La nación es imaginada como limitada porque la mayor de ellas, la que cuenta tal vez con mil millones de habitantes, tiene límites finitos aunque elásticos, más allá de los cuales hay otras naciones. Ninguna nación se imagina a sí misma como coextensiva con la humanidad. Ni siquiera los nacionalistas más mesiánicos sueñan con el día en que todos los miembros de la raza humana vengan a unirse a sus naciones del modo en que era posible en algunas épocas, por ejemplo, que los cristianos soñaran en un planeta totalmente cristiano.

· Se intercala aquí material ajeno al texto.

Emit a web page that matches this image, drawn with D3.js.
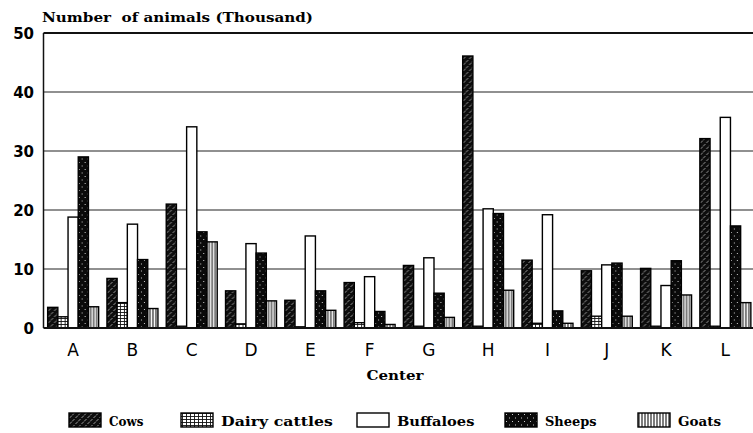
<!DOCTYPE html>
<html>
<head>
<meta charset="utf-8">
<script src="https://cdn.jsdelivr.net/npm/d3@7"></script>
<style>
  body { margin: 0; background: #fff; }
  svg { display: block; }
</style>
</head>
<body>
<svg width="753" height="433"></svg>
<script>
// values (thousand animals)
const centers = ['A', 'B', 'C', 'D', 'E', 'F', 'G', 'H', 'I', 'J', 'K', 'L'];
const seriesNames = ['Cows', 'Dairy cattles', 'Buffaloes', 'Sheeps', 'Goats'];
const cows = [3.5, 8.4, 21.0, 6.3, 4.7, 7.7, 10.6, 46.1, 11.5, 9.7, 10.1, 32.1];
const dairy = [1.9, 4.3, 0.3, 0.7, 0.2, 0.9, 0.3, 0.3, 0.8, 2.0, 0.3, 0.3];
const buffaloes = [18.8, 17.6, 34.1, 14.3, 15.6, 8.7, 11.9, 20.2, 19.2, 10.7, 7.2, 35.7];
const sheeps = [29.0, 11.6, 16.3, 12.7, 6.3, 2.8, 5.9, 19.4, 2.9, 11.0, 11.4, 17.3];
const goats = [3.6, 3.3, 14.6, 4.6, 3.0, 0.6, 1.8, 6.4, 0.8, 2.0, 5.6, 4.3];
const yTicks = [0, 10, 20, 30, 40, 50];

const values = [cows, dairy, buffaloes, sheeps, goats];
const patternIds = ['p-cows', 'p-dairy', 'p-buff', 'p-sheep', 'p-goats'];

const svg = d3.select('svg');
const plotLeft = 43.5, plotRight = 755, plotTop = 33, plotBottom = 328;

// fill patterns imitating the printed textures
const defs = svg.append('defs');
let p = defs.append('pattern').attr('id', 'p-cows').attr('patternUnits', 'userSpaceOnUse')
  .attr('width', 6).attr('height', 6);
p.append('rect').attr('width', 6).attr('height', 6).attr('fill', '#0d0d0d');
p.append('path').attr('d', 'M0.5,5 L3,2.5 M3.5,2 L5.5,0').attr('stroke', '#bbb').attr('stroke-width', 0.8);

p = defs.append('pattern').attr('id', 'p-dairy').attr('patternUnits', 'userSpaceOnUse')
  .attr('width', 4).attr('height', 3);
p.append('rect').attr('width', 4).attr('height', 3).attr('fill', '#fff');
p.append('path').attr('d', 'M0,0.5 H4 M1.5,0 V3').attr('stroke', '#111').attr('stroke-width', 0.9);

p = defs.append('pattern').attr('id', 'p-buff').attr('patternUnits', 'userSpaceOnUse')
  .attr('width', 4).attr('height', 4);
p.append('rect').attr('width', 4).attr('height', 4).attr('fill', '#fff');

p = defs.append('pattern').attr('id', 'p-sheep').attr('patternUnits', 'userSpaceOnUse')
  .attr('width', 6).attr('height', 7);
p.append('rect').attr('width', 6).attr('height', 7).attr('fill', '#0a0a0a');
p.append('rect').attr('x', 1).attr('y', 1).attr('width', 1).attr('height', 1).attr('fill', '#ccc');
p.append('rect').attr('x', 4).attr('y', 4.5).attr('width', 1).attr('height', 1).attr('fill', '#ccc');

p = defs.append('pattern').attr('id', 'p-goats').attr('patternUnits', 'userSpaceOnUse')
  .attr('width', 3).attr('height', 4);
p.append('rect').attr('width', 3).attr('height', 4).attr('fill', '#fff');
p.append('path').attr('d', 'M1,0 V4').attr('stroke', '#111').attr('stroke-width', 1.1);

const x0 = d3.scaleBand()
  .domain(centers)
  .range([plotLeft, plotRight])
  .paddingInner(0.14)
  .paddingOuter(0.07);

const x1 = d3.scaleBand()
  .domain(d3.range(seriesNames.length))
  .range([0, x0.bandwidth()]);

const y = d3.scaleLinear()
  .domain([0, 50])
  .range([plotBottom, plotTop]);

// grid lines
svg.append('g')
  .selectAll('line')
  .data(yTicks.filter(d => d > 0 && d < 50))
  .enter().append('line')
  .attr('x1', plotLeft).attr('x2', 753)
  .attr('y1', d => y(d)).attr('y2', d => y(d))
  .attr('stroke', '#222')
  .attr('stroke-width', 1.2);

// top frame line
svg.append('line')
  .attr('x1', plotLeft).attr('x2', 753)
  .attr('y1', y(50)).attr('y2', y(50))
  .attr('stroke', '#111').attr('stroke-width', 2);

// bars
const group = svg.append('g')
  .selectAll('g')
  .data(centers)
  .enter().append('g')
  .attr('transform', d => 'translate(' + x0(d) + ',0)');

group.selectAll('rect')
  .data((c, i) => values.map((v, s) => ({ s: s, v: v[i] })))
  .enter().append('rect')
  .attr('x', d => x1(d.s))
  .attr('y', d => y(d.v))
  .attr('width', x1.bandwidth())
  .attr('height', d => y(0) - y(d.v))
  .attr('fill', d => 'url(#' + patternIds[d.s] + ')')
  .attr('stroke', '#000')
  .attr('stroke-width', 1.4);

// y axis
svg.append('line')
  .attr('x1', plotLeft).attr('x2', plotLeft)
  .attr('y1', plotTop).attr('y2', plotBottom)
  .attr('stroke', '#111').attr('stroke-width', 1.5);

svg.append('line')
  .attr('x1', plotLeft).attr('x2', 753)
  .attr('y1', plotBottom).attr('y2', plotBottom)
  .attr('stroke', '#111').attr('stroke-width', 2);

svg.append('g')
  .selectAll('text')
  .data(yTicks)
  .enter().append('text')
  .attr('x', 34)
  .attr('y', d => y(d) + 5.5)
  .attr('text-anchor', 'end')
  .style('font-family', 'DejaVu Sans')
  .style('font-weight', 'bold')
  .style('font-size', '15px')
  .text(d => d);

// category labels
svg.append('g')
  .selectAll('text')
  .data(centers)
  .enter().append('text')
  .attr('x', d => x0(d) + x0.bandwidth() / 2)
  .attr('y', 356)
  .attr('text-anchor', 'middle')
  .style('font-family', 'DejaVu Sans')
  .style('font-size', '17px')
  .text(d => d);

// titles
svg.append('text')
  .attr('x', 42).attr('y', 22)
  .attr('textLength', 271)
  .attr('lengthAdjust', 'spacingAndGlyphs')
  .style('white-space', 'pre')
  .style('font-family', 'DejaVu Serif')
  .style('font-weight', 'bold')
  .style('font-size', '12px')
  .text('Number  of animals (Thousand)');

svg.append('text')
  .attr('x', 395).attr('y', 380)
  .attr('text-anchor', 'middle')
  .attr('textLength', 57)
  .attr('lengthAdjust', 'spacingAndGlyphs')
  .style('font-family', 'DejaVu Serif')
  .style('font-weight', 'bold')
  .style('font-size', '12px')
  .text('Center');

// legend
const legendX = [69, 181, 357, 505, 638];
const legend = svg.append('g')
  .selectAll('g')
  .data(seriesNames)
  .enter().append('g')
  .attr('transform', (d, i) => 'translate(' + legendX[i] + ',413)');

legend.append('rect')
  .attr('width', 32).attr('height', 14)
  .attr('fill', (d, i) => 'url(#' + patternIds[i] + ')')
  .attr('stroke', '#000').attr('stroke-width', 1.4);

legend.append('text')
  .attr('x', 40).attr('y', 12.5)
  .attr('textLength', d => d.length * 8.6)
  .attr('lengthAdjust', 'spacingAndGlyphs')
  .style('font-family', 'DejaVu Serif')
  .style('font-weight', 'bold')
  .style('font-size', '12px')
  .text(d => d);
</script>
</body>
</html>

La nación se imagina como soberana porque el concepto surgió en una época donde la Ilustración y la Revolución estaban socavando la legitimidad de los reinos dinásticos jerárquicos divinamente regulados. Llegadas a la madurez en una etapa de la historia humana en donde aún los más devotos adherentes de cualquier religión universal tuvieron que confrontarse inevitablemente con el pluralismo viviente de tales religiones y con el alomorfismo entre los reclamos ontológicos de cada fe y su extensión territorial, las naciones sueñan con ser libres y, cuando es bajo la autoridad de Dios, directamente así, sin mediaciones. La garantía y el emblema de esta libertad es el Estado soberano.

Finalmente, es imaginada como una comunidad porque, pese a la actual desigualdad y explotación que pueden prevalecer en cada una de ellas, la nación se concibe siempre, a lo sumo, como una profunda camaradería horizontal. En última instancia es esta fraternidad lo que ha hecho posible en los dos últimos siglos que millones de personas no tanto mataran, sino murieran voluntariamente por estas limitadas imaginaciones.

Tales muertes nos enfrentan abruptamente con el problema central planteado por el nacionalismo: ¿qué es lo que hace que las reducidas imaginaciones de la historia reciente (no más de dos siglos) hayan generado tan colosales sacrificios? Creo que un principio de respuesta se encuentra en las raíces culturales del nacionalismo.